In terms of lenses, Fujifilm was highly active the first two years, with five lenses in 2012 and six in 2013. We got four lenses in 2014, six again in 2015, but only two in 2016. At this point, Fujifilm has a strong basic lens set, with the following choices:

  • Primes: 14mm f/2.8, 16mm f/1.4, 16mm f/2.8, 18mm f/2, 23mm f/1.4, 23mm f/2, 27mm f/2.8, 35mm f/1.4, 35mm f/2, 56mm f/1.2, 60mm f/2.4 macro, 80mm f/2.8 macro, 90mm f/2, 200mm f/2
  • Zooms: 8-16mm f/2.8, 10-24mm f/4, 15-45mm f/3.5-5.6, 16-50mm f/3.5-5.6, 16-55mm f/2.8, 18-55mm f/2.8-4, 18-135mm f/3.5-5.6, 50-140mm f/2.8, 50-230mm f/4.5-6.7, 55-200mm f/3.5-4.8, 100-400mm f/4.5-5.6

In the above list, my favorite—and I believe best—Fujifilm lenses are in bold. That’s not to say the others are bad lenses, but each of the non-bolded lenses have something about them I find a little less satisfying than the others. The 60mm f/2.4 macro, for instance, is very sharp, but focuses much more slowly than most of the others. 
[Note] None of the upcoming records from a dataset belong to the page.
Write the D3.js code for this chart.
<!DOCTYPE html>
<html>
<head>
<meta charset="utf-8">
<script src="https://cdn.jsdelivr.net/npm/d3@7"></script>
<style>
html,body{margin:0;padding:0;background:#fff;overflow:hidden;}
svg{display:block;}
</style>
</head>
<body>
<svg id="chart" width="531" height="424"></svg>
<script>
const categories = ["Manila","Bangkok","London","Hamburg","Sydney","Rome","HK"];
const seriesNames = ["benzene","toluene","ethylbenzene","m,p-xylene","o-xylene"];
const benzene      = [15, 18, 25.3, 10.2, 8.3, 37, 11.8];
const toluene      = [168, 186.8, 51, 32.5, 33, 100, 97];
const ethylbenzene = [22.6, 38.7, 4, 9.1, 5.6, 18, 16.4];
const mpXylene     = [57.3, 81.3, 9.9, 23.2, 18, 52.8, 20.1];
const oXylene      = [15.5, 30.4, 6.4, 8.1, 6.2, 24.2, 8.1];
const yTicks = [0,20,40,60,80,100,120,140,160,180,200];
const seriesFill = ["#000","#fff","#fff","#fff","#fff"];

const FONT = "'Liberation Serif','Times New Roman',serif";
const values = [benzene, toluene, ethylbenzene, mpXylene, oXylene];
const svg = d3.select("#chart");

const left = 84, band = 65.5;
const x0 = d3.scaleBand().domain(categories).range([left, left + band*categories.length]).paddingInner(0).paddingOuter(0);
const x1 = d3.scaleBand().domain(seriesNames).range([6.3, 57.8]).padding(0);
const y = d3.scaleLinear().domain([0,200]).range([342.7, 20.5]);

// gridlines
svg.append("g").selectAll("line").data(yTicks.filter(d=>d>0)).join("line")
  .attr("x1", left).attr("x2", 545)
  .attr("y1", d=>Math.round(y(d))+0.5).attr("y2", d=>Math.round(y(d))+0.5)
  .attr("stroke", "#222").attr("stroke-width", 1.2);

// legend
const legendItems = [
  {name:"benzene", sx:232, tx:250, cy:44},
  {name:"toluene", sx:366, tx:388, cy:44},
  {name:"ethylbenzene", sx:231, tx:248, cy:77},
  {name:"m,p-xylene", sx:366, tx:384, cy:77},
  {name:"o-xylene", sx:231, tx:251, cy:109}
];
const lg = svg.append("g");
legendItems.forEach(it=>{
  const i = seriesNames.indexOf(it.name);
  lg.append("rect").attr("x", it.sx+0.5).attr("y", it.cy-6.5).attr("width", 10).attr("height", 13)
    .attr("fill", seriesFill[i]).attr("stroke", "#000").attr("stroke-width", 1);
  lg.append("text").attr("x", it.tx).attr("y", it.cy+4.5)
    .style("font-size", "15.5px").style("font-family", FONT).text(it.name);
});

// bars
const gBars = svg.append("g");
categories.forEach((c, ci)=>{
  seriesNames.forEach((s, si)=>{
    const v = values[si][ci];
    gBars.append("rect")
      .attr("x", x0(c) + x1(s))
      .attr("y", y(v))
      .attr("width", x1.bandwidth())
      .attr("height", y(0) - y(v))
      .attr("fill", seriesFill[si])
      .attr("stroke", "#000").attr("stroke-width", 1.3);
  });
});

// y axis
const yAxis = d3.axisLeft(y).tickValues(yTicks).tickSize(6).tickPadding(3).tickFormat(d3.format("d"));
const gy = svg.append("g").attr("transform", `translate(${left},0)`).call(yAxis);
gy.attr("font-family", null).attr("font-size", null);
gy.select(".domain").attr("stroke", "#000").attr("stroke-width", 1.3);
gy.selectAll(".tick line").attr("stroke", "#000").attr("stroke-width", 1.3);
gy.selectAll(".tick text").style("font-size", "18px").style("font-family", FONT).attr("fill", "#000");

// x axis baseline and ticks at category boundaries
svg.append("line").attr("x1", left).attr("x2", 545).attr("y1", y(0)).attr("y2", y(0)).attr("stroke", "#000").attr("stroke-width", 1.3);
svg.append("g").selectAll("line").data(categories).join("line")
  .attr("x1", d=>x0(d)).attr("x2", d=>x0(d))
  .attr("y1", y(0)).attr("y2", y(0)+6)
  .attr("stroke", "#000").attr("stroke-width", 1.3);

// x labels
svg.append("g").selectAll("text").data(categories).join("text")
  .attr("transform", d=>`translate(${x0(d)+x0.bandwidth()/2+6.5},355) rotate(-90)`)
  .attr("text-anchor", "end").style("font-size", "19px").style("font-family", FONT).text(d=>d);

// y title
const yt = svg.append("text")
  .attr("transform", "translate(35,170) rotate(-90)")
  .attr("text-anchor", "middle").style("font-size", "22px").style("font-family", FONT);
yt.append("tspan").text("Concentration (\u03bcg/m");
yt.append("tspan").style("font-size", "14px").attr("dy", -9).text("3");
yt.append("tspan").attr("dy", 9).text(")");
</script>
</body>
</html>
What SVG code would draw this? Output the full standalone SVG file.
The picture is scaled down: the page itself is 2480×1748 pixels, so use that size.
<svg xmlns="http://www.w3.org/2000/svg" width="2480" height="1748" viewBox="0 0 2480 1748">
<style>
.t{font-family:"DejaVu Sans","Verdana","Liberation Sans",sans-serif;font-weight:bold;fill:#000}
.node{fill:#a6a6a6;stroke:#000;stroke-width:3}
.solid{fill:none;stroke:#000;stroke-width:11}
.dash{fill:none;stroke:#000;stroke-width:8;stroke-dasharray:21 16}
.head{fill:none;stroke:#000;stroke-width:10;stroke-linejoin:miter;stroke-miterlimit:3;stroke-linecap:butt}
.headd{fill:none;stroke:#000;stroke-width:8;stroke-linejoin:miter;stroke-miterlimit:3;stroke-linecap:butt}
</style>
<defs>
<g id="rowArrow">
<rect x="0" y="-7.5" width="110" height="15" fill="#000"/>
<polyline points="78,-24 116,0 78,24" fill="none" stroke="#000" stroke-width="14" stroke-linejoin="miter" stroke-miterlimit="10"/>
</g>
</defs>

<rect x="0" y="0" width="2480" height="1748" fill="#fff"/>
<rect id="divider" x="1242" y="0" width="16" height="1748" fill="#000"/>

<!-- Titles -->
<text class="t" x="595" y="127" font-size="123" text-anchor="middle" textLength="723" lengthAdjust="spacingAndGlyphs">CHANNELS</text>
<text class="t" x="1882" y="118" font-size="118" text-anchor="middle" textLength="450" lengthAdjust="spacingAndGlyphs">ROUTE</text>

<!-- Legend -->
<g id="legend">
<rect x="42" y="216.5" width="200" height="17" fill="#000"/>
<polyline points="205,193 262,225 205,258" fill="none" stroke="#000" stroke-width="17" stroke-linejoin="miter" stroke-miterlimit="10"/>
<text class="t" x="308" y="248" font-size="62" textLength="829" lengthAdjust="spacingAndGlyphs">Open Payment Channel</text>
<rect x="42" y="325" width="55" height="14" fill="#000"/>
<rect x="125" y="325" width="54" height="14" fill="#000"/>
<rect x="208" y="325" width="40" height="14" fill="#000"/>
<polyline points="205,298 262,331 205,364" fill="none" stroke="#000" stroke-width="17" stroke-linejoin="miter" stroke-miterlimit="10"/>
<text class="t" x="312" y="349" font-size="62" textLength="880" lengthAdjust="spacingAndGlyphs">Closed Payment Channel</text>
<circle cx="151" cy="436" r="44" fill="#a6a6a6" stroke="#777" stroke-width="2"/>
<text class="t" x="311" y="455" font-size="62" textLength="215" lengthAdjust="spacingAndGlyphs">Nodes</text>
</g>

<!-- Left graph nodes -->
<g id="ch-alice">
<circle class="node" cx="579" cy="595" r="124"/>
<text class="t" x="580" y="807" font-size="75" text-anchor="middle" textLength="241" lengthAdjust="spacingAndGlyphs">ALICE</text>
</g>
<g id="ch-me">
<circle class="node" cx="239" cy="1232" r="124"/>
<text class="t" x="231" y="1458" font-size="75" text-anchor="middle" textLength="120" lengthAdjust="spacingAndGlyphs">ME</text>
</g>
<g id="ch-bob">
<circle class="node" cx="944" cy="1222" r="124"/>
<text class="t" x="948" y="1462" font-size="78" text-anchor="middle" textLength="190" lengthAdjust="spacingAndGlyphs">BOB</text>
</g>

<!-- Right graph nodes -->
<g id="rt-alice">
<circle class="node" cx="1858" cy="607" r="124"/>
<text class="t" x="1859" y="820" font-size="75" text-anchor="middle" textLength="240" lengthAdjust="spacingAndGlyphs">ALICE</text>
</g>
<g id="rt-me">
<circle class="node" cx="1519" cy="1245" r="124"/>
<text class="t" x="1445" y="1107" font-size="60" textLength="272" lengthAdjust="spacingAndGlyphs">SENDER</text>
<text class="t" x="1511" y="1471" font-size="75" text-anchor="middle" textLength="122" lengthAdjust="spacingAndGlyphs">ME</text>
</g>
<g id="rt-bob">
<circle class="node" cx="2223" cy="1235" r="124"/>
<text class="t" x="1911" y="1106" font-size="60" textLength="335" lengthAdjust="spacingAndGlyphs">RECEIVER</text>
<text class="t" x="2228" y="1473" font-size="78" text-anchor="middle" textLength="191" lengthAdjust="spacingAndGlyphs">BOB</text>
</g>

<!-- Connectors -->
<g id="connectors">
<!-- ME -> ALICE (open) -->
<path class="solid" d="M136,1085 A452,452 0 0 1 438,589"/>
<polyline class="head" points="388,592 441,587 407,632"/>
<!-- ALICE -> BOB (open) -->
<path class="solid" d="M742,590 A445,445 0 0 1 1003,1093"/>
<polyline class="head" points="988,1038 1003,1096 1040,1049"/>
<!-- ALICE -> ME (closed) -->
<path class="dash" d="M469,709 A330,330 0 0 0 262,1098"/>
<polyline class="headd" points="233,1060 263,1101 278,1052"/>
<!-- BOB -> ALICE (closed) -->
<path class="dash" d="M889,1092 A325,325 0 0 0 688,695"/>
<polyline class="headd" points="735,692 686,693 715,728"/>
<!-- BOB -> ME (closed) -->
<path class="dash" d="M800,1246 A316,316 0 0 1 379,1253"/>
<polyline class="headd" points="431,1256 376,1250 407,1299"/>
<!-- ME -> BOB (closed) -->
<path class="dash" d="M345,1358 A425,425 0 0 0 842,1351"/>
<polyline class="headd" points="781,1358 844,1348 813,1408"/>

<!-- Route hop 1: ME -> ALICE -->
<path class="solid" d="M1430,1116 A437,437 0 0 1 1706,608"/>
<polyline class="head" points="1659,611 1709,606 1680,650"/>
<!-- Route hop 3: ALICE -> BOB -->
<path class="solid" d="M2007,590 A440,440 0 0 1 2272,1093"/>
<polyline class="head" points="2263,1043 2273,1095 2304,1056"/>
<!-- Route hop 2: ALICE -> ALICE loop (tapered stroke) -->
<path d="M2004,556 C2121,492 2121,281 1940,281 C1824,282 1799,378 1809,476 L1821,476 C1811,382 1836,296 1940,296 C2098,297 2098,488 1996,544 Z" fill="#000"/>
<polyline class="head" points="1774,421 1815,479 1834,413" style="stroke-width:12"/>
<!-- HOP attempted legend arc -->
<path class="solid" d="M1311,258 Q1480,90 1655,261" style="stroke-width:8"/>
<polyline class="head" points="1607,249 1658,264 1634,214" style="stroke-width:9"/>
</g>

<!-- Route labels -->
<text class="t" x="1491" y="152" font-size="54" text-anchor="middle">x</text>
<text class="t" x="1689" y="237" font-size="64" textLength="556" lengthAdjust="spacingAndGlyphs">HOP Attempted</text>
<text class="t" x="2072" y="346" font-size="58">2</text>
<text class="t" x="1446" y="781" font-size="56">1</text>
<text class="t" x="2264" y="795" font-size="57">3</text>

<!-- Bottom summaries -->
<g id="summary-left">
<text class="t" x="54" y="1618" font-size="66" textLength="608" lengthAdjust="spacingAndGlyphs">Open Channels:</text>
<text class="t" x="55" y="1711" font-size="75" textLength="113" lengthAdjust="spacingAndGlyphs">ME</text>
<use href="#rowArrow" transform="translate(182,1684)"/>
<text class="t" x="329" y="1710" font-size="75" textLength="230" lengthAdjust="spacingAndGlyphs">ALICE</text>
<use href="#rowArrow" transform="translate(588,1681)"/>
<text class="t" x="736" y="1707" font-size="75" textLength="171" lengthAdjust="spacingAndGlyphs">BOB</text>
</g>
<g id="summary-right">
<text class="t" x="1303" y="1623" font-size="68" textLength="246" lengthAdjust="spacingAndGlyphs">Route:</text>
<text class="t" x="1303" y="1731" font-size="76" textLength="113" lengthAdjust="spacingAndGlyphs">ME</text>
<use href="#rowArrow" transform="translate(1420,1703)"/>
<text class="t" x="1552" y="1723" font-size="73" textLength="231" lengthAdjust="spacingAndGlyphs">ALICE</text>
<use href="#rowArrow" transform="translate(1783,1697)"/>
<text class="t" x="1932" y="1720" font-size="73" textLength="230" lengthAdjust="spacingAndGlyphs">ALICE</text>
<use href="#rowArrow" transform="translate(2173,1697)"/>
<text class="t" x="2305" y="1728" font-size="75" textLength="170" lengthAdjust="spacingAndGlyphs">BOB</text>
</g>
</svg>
For medium format Fujifilm has six primes (23mm f/4, 45mm f/2.8, 63mm f/2.8, 110mm f/2, 120mm f/4, and 250mm f/4) and two zooms (32-64mm f/4, and 100-200mm f/5.6). 

If Fujifilm has a weakness in lenses, it tends to be in the zooms. The variable aperture zooms, in particular, are the weakest optically of the Fujifilm X lens set. Both prime lens sets are very strong overall, and the crop sensor version gives you 21mm, 24mm, 28mm, 35mm, 52mm, 84mm, 90mm, 135mm, and 300mm options; a solid wide to telephoto choice. 

 The crop factor for XF is 1.55x, for the GXF it is 0.79x (compared to the old 35mm film full frame).

This brings up a point that Fujifilm made: Canon, Nikon, Pentax, and Sony all have multiple sensor formats. Most of those are APS and full frame. APS and full frame are about a stop apart in performance, all else equal. Fujifilm regarded that as not enough differential. That’s why the GFX is a small medium format, basically two stops removed from the crop sensor XF system in performance, all else equal.